Staved turnings

Guy Bratt

PRO Member
Hello I have a question on the WP suite. Is there a way to show staved vessels in WP? I know the shape is very basic but I was hopping to utilize the wood species/color portion to get a better idea of my projects look. Also can it be used to calculate compound miters?


Guy
 

Lloyd Johnson

Administrator
Staff member
Hi Guy,
You can do both compound staves and compound segments. If you work at it, you can have both of these ring types make the identical segment, but there is a distinct difference. As the name implies, a stave is typically cut mostly parallel to the grain and a compound segment is cut across the grain.
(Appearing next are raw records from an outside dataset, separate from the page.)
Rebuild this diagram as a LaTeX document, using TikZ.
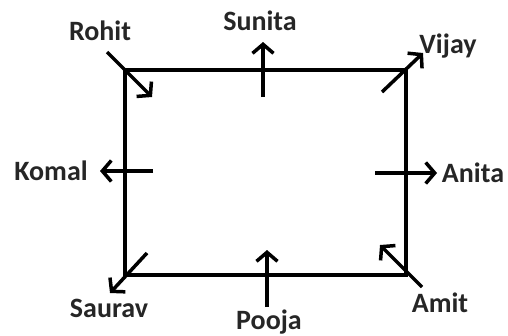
\documentclass[tikz,border=0pt]{standalone}
\usepackage{fontspec}
\setmainfont{Carlito}
\usetikzlibrary{arrows.meta}

\begin{document}
\begin{tikzpicture}[x=1pt, y=-1pt, line width=3.5pt,
    facing/.style={-{Straight Barb[length=9pt,width=21pt]}},
    person/.style={font=\bfseries\fontsize{28}{32}\selectfont, text=black!85, inner sep=0pt, anchor=base}]

    % constants
    \def\xl{125}
    \def\xr{406}
    \def\yt{70}
    \def\yb{275}

    \useasboundingbox (0,0) rectangle (508,335);

    % field
    \coordinate (nw) at (\xl,\yt);
    \coordinate (ne) at (\xr,\yt);
    \coordinate (se) at (\xr,\yb);
    \coordinate (sw) at (\xl,\yb);
    \draw (nw) -- (ne) -- (se) -- (sw) -- cycle;

    % names (at their base lines)
    \node [person] (rohit)  at (100,40)  {Rohit};
    \node [person] (sunita) at (260,30)  {Sunita};
    \node [person] (vijay)  at (448,53)  {Vijay};
    \node [person] (komal)  at (51,180)  {Komal};
    \node [person] (anita)  at (473,182) {Anita};
    \node [person] (saurav) at (109,317) {Saurav};
    \node [person] (pooja)  at (269,329) {Pooja};
    \node [person] (amit)   at (440,312) {Amit};

    % facing directions
    \coordinate (rohit-a)  at (107,52);
    \coordinate (rohit-b)  at (152,97);
    \coordinate (sunita-a) at (263,97);
    \coordinate (sunita-b) at (263,42);
    \coordinate (vijay-a)  at (382,92);
    \coordinate (vijay-b)  at (423,53);
    \coordinate (komal-a)  at (153,171);
    \coordinate (komal-b)  at (100,171);
    \coordinate (anita-a)  at (375,173);
    \coordinate (anita-b)  at (437,173);
    \coordinate (saurav-a) at (147,253);
    \coordinate (saurav-b) at (110,293);
    \coordinate (pooja-a)  at (267,307);
    \coordinate (pooja-b)  at (267,250);
    \coordinate (amit-a)   at (422,287);
    \coordinate (amit-b)   at (380,245);

    \foreach \who in {rohit,sunita,vijay,komal,anita,saurav,pooja,amit}
        \draw [facing] (\who-a) -- (\who-b);

\end{tikzpicture}
\end{document}
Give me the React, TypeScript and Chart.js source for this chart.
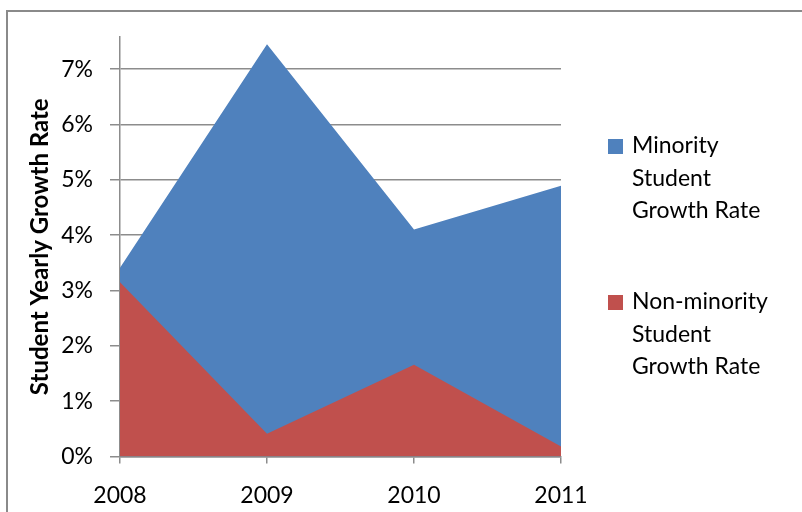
import React, { useEffect, useRef } from "react";
import { Chart, registerables } from "chart.js";

Chart.register(...registerables);

const years = ["2008", "2009", "2010", "2011"];
const minorityRates = [3.41, 7.45, 4.1, 4.89];
const nonMinorityRates = [3.15, 0.41, 1.66, 0.18];
const seriesLabels = [
  ["Minority", "Student", "Growth Rate"],
  ["Non-minority", "Student", "Growth Rate"],
];
const seriesColors = ["#4F81BD", "#C0504D"];
const yAxisTitle = "Student Yearly Growth Rate";
const yMax = 7.58;
const yStep = 1;

const FONT = "Lato, 'Open Sans', sans-serif";
const GRID = "#8c8c8c";

export default function App() {
  const ref = useRef<HTMLCanvasElement | null>(null);

  useEffect(() => {
    if (!ref.current) return;
    const chart = new Chart(ref.current, {
      type: "line",
      data: {
        labels: years,
        datasets: [
          {
            label: seriesLabels[0].join(" "),
            data: minorityRates,
            backgroundColor: seriesColors[0],
            borderColor: "rgba(0,0,0,0)",
            borderWidth: 0,
            pointRadius: 0,
            fill: "origin",
            tension: 0,
            order: 2,
          },
          {
            label: seriesLabels[1].join(" "),
            data: nonMinorityRates,
            backgroundColor: seriesColors[1],
            borderColor: "rgba(0,0,0,0)",
            borderWidth: 0,
            pointRadius: 0,
            fill: "origin",
            tension: 0,
            order: 1,
          },
        ],
      },
      options: {
        animation: false,
        responsive: true,
        maintainAspectRatio: false,
        devicePixelRatio: 1,
        layout: { padding: { top: 37, right: 802 - 561, left: 0, bottom: 0 } },
        plugins: {
          legend: { display: false },
          tooltip: { enabled: false },
        },
        scales: {
          x: {
            type: "category",
            offset: false,
            grid: {
              display: true,
              drawOnChartArea: false,
              drawTicks: true,
              tickLength: 7,
              color: GRID,
              lineWidth: 1.5,
            },
            border: { display: true, color: GRID, width: 1.5 },
            ticks: {
              color: "#000",
              font: { family: FONT, size: 23 },
              padding: 18,
              maxRotation: 0,
              autoSkip: false,
            },
            afterFit: (s: any) => {
              s.height = 512 - 456.5;
            },
          },
          y: {
            min: 0,
            max: yMax,
            grid: {
              color: GRID,
              lineWidth: 1.5,
              tickLength: 10,
              drawTicks: true,
            },
            border: { display: true, color: GRID, width: 1.5 },
            ticks: {
              stepSize: yStep,
              includeBounds: false,
              color: "#000",
              font: { family: FONT, size: 23 },
              padding: 17,
              callback: (v: any) => v + "%",
            },
            title: {
              display: true,
              text: yAxisTitle,
              color: "#000",
              font: { family: FONT, size: 24, weight: "bold" },
              padding: { top: 26, bottom: 0 },
            },
            afterFit: (s: any) => {
              s.width = 120;
            },
          },
        },
      },
    });
    return () => chart.destroy();
  }, []);

  const legendTops = [128, 284];

  return (
    <div
      style={{
        position: "absolute",
        left: 0,
        top: 0,
        width: 802,
        height: 512,
        overflow: "hidden",
        background: "#fff",
      }}
    >
      <div
        style={{
          position: "absolute",
          left: 6,
          top: 10,
          width: 2000,
          height: 2000,
          border: "2px solid #8a8a8a",
        }}
      />
      <div style={{ position: "absolute", left: 0, top: 0, width: 802, height: 512 }}>
        <canvas ref={ref} />
      </div>
      {seriesLabels.map((lines, i) => (
        <div key={i}>
          <div
            style={{
              position: "absolute",
              left: 608,
              top: legendTops[i] + 10.5,
              width: 15,
              height: 15,
              background: seriesColors[i],
            }}
          />
          <div
            style={{
              position: "absolute",
              left: 632,
              top: legendTops[i],
              fontFamily: FONT,
              fontSize: 23,
              lineHeight: "32.5px",
              color: "#000",
              whiteSpace: "nowrap",
            }}
          >
            {lines.map((l, j) => (
              <div key={j}>{l}</div>
            ))}
          </div>
        </div>
      ))}
    </div>
  );
}
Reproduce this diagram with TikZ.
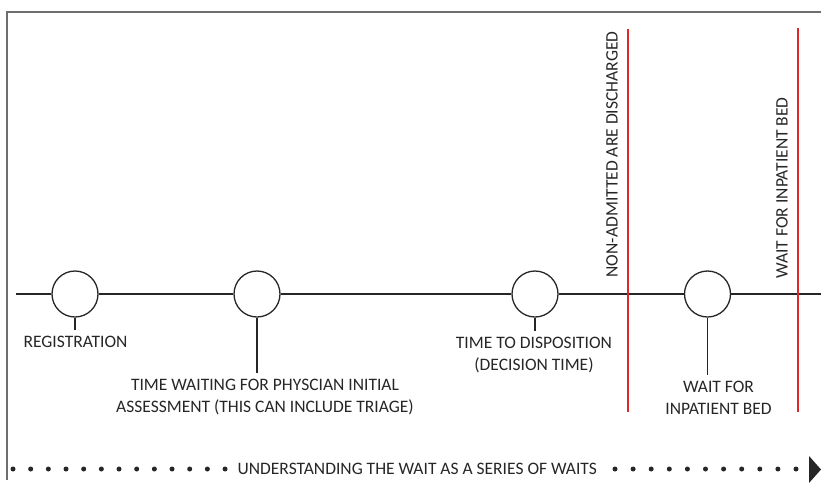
\documentclass[tikz,border=0pt]{standalone}
\usepackage{fontspec}
\setmainfont{Carlito}
\definecolor{ink}{HTML}{262626}
\definecolor{framegray}{HTML}{6E6E6E}
\definecolor{cutoff}{HTML}{E0262B}
\tikzset{
  stage/.style={circle, draw=ink, line width=1.3pt, fill=white, minimum size=46pt, inner sep=0pt},
  steplabel/.style={anchor=north, align=center, inner sep=0pt, outer sep=6pt, text=ink},
  sidelabel/.style={rotate=90, anchor=west, inner sep=0pt, text=ink},
  waitdot/.style={fill=ink}
}
\begin{document}
\begin{tikzpicture}[x=1pt, y=-1pt, font=\fontsize{17.5}{22}\selectfont, line width=1.3pt]
    \useasboundingbox (0,0) rectangle (821,483);

    % Frame
    \draw[framegray, line width=1.5pt] (821,12) -- (7,12) -- (7,480);

    % Stages
    \node[stage] (reg)  at (75,294) {};
    \node[stage] (phys) at (257,294) {};
    \node[stage] (disp) at (535,294) {};
    \node[stage] (bed)  at (707.5,294) {};
    \coordinate (tlstart) at (16,294);
    \coordinate (tlend) at (821,294);

    % Timeline
    \draw[ink] (tlstart) -- (reg.west);
    \draw[ink] (reg.east) -- (phys.west);
    \draw[ink] (phys.east) -- (disp.west);
    \draw[ink] (disp.east) -- (bed.west);
    \draw[ink] (bed.east) -- (tlend);

    % Stage labels
    \node[steplabel] (reglab)  at (75.5,330) {REGISTRATION};
    \node[steplabel] (physlab) at (265,373) {TIME WAITING FOR PHYSCIAN INITIAL\\ASSESSMENT (THIS CAN INCLUDE TRIAGE)};
    \node[steplabel] (displab) at (534,331) {TIME TO DISPOSITION\\(DECISION TIME)};
    \node[steplabel] (bedlab)  at (718.5,375) {WAIT FOR\\INPATIENT BED};

    % Stems
    \draw[ink] (reg.south) -- (reg.south |- reglab.north);
    \draw[ink] (phys.south) -- (phys.south |- physlab.north);
    \draw[ink] (disp.south) -- (disp.south |- displab.north);
    \draw[ink] (bed.south) -- (bed.south |- bedlab.north);

    % Cut-off lines
    \draw[cutoff] (628,29) -- (628,412);
    \draw[cutoff] (798,28) -- (798,412);
    \node[sidelabel] (discharged) at (612,278) {NON-ADMITTED ARE DISCHARGED};
    \node[sidelabel] (inpatient)  at (782,279) {WAIT FOR INPATIENT BED};

    % Series of waits
    \node[anchor=west, inner sep=0pt, text=ink] (waits) at (237,469) {UNDERSTANDING THE WAIT AS A SERIES OF WAITS};
    \foreach \i in {0,...,12}
        \fill[waitdot] (13+17.67*\i,469) circle[radius=2.5pt];
    \foreach \i in {0,...,10}
        \fill[waitdot] (615+18.1*\i,469) circle[radius=2.5pt];
    \fill[ink] (809,456) -- (821,469.5) -- (809,483) -- cycle;
\end{tikzpicture}
\end{document}
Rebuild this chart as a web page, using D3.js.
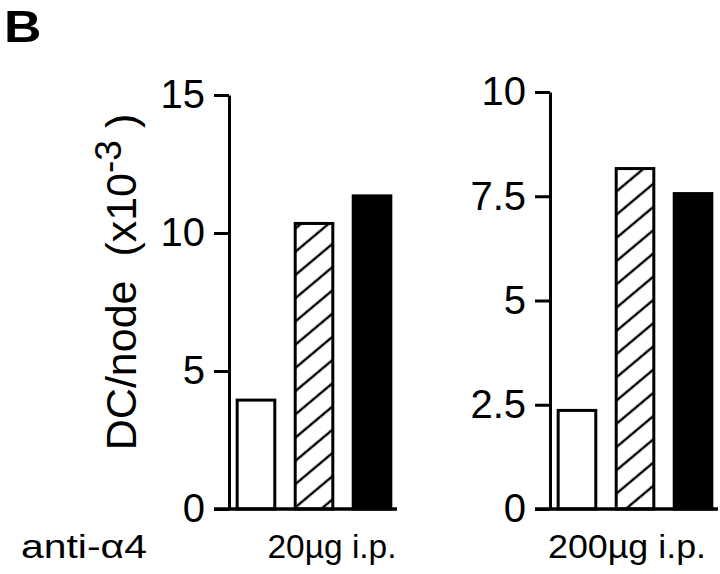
<!DOCTYPE html>
<html>
<head>
<meta charset="utf-8">
<script src="https://cdn.jsdelivr.net/npm/d3@7"></script>
<style>
  html, body { margin: 0; padding: 0; background: #fff; }
  svg { display: block; font-family: "Liberation Sans", Arial, Helvetica, sans-serif; }
  text { white-space: pre; }
</style>
</head>
<body>
<svg id="chart" width="720" height="574"></svg>
<script>
// ---- data ----
const categories = ["open", "hatched", "filled"];
const values20 = [4.0, 10.4, 11.4];
const values200 = [2.4, 8.2, 7.6];
const ticks20 = [0, 5, 10, 15];
const tickLabels20 = ["0", "5", "10", "15"];
const ticks200 = [0, 2.5, 5, 7.5, 10];
const tickLabels200 = ["0", "2.5", "5", "7.5", "10"];
const groupLabels = ["20\u00b5g i.p.", "200\u00b5g i.p."];
const rowLabel = "anti-\u03b14";
const panelLetter = "B";

// ---- layout ----
const svg = d3.select("#chart");
const baseY = 509;
const panels = [
  { values: values20, ticks: ticks20, labels: tickLabels20, max: 15, axisX: 229, topY: 95, labelX: 332, labelW: 129 },
  { values: values200, ticks: ticks200, labels: tickLabels200, max: 10, axisX: 550, topY: 92, labelX: 627, labelW: 158 }
];

const defs = svg.append("defs");
const pw = 17.8;
const pat = defs.append("pattern")
  .attr("id", "hatch")
  .attr("patternUnits", "userSpaceOnUse")
  .attr("width", pw).attr("height", pw)
  .attr("patternTransform", "rotate(50)");
pat.append("rect").attr("width", pw).attr("height", pw).attr("fill", "#fff");
pat.append("line").attr("x1", pw / 2).attr("y1", 0).attr("x2", pw / 2).attr("y2", pw)
  .attr("stroke", "#000").attr("stroke-width", 2.4);

const fills = ["#fff", "url(#hatch)", "#000"];

panels.forEach((p, i) => {
  const y = d3.scaleLinear().domain([0, p.max]).range([baseY, p.topY]);
  const x = d3.scaleBand().domain(categories)
    .range([p.axisX, p.axisX + 170]).paddingInner(0.3).paddingOuter(0.115);

  const g = svg.append("g");

  // bars
  g.selectAll("rect.bar").data(p.values).join("rect")
    .attr("class", "bar")
    .attr("x", (d, j) => x(categories[j]) + 1.5)
    .attr("width", x.bandwidth() - 3)
    .attr("y", d => y(d) + 1.5)
    .attr("height", d => baseY - y(d) - 1.5)
    .attr("fill", (d, j) => fills[j])
    .attr("stroke", "#000")
    .attr("stroke-width", 3);

  // axis
  const axis = d3.axisLeft(y)
    .tickValues(p.ticks)
    .tickFormat((d, k) => p.labels[k])
    .tickSize(15).tickSizeOuter(0).tickPadding(9);
  const ag = g.append("g").attr("transform", `translate(${p.axisX},0)`).call(axis);
  ag.select(".domain").attr("stroke", "#000").attr("stroke-width", 3);
  ag.selectAll(".tick line").attr("stroke", "#000").attr("stroke-width", 3);
  ag.selectAll(".tick text")
    .attr("font-size", 40).attr("fill", "#000")
    .attr("font-family", "Liberation Sans, Arial, sans-serif");

  // baseline
  g.append("line")
    .attr("x1", p.axisX - 15).attr("x2", p.axisX + 168)
    .attr("y1", baseY).attr("y2", baseY)
    .attr("stroke", "#000").attr("stroke-width", 3.5);

  // group label
  svg.append("text")
    .attr("x", p.labelX).attr("y", 558)
    .attr("text-anchor", "middle")
    .attr("font-size", 33)
    .attr("textLength", p.labelW)
    .attr("lengthAdjust", "spacingAndGlyphs")
    .text(groupLabels[i]);
});

// row label
svg.append("text").attr("x", 21).attr("y", 558).attr("font-size", 33)
  .attr("textLength", 126).attr("lengthAdjust", "spacingAndGlyphs")
  .text(rowLabel);

// panel letter
svg.append("text").attr("transform", "translate(4,42) scale(1.15,1)")
  .attr("font-size", 45).attr("font-weight", "bold").text(panelLetter);

// y label
const yl = svg.append("text")
  .attr("transform", "translate(136,282) rotate(-90)")
  .attr("text-anchor", "middle")
  .attr("font-size", 43);
yl.append("tspan").text("DC/node  (x10");
yl.append("tspan").attr("dy", -15).attr("font-size", 37).text("-3");
yl.append("tspan").attr("dy", 15).text(" )");
</script>
</body>
</html>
Woodturner PRO calculates these differently. With a compound stave, you specify the height, upper outside diameter and lower outside diameter and the software solves for the slope.
With the compound segment, you specify the slope, the upper outside diameter and the lower outside diameter and the software solves for the height.
When deciding which of the two ring types to use, you first have to decide which is easier for you to control. For example, I often cut compound segments by starting with a wedge that has a slope of 40 degrees (for example. By attaching that wedge to my miter fence, I lay the board on the wedge which places it at the slope it will be when the ring is assembled. Because it is in the proper orientation, I can set my miter gauge at a known stop of, say, 22.5 degrees and not tip the blade. I find this to be much more accurate than a miter angle of 14.24 degrees with a blade tilt of 14.24 degrees.
Before I make this cut, I'll cut two opposing long edges so that the board looks like a parallelogram from the end. The angle to make these cuts is 90 - the slope (90 - 40 = 50). I typically make these cuts on the bandsaw. When you place the board on the wedge, a sawn surface should be flat on the table and the adjacent surface will be flat on the wedge. You then make your first cut and flip the board edge-to-edge to make the next cut and so on.
The beauty of this approach is that when you assemble this ring, it will already be flat on the top and the bottom.
Let me know if any of this isn't clear.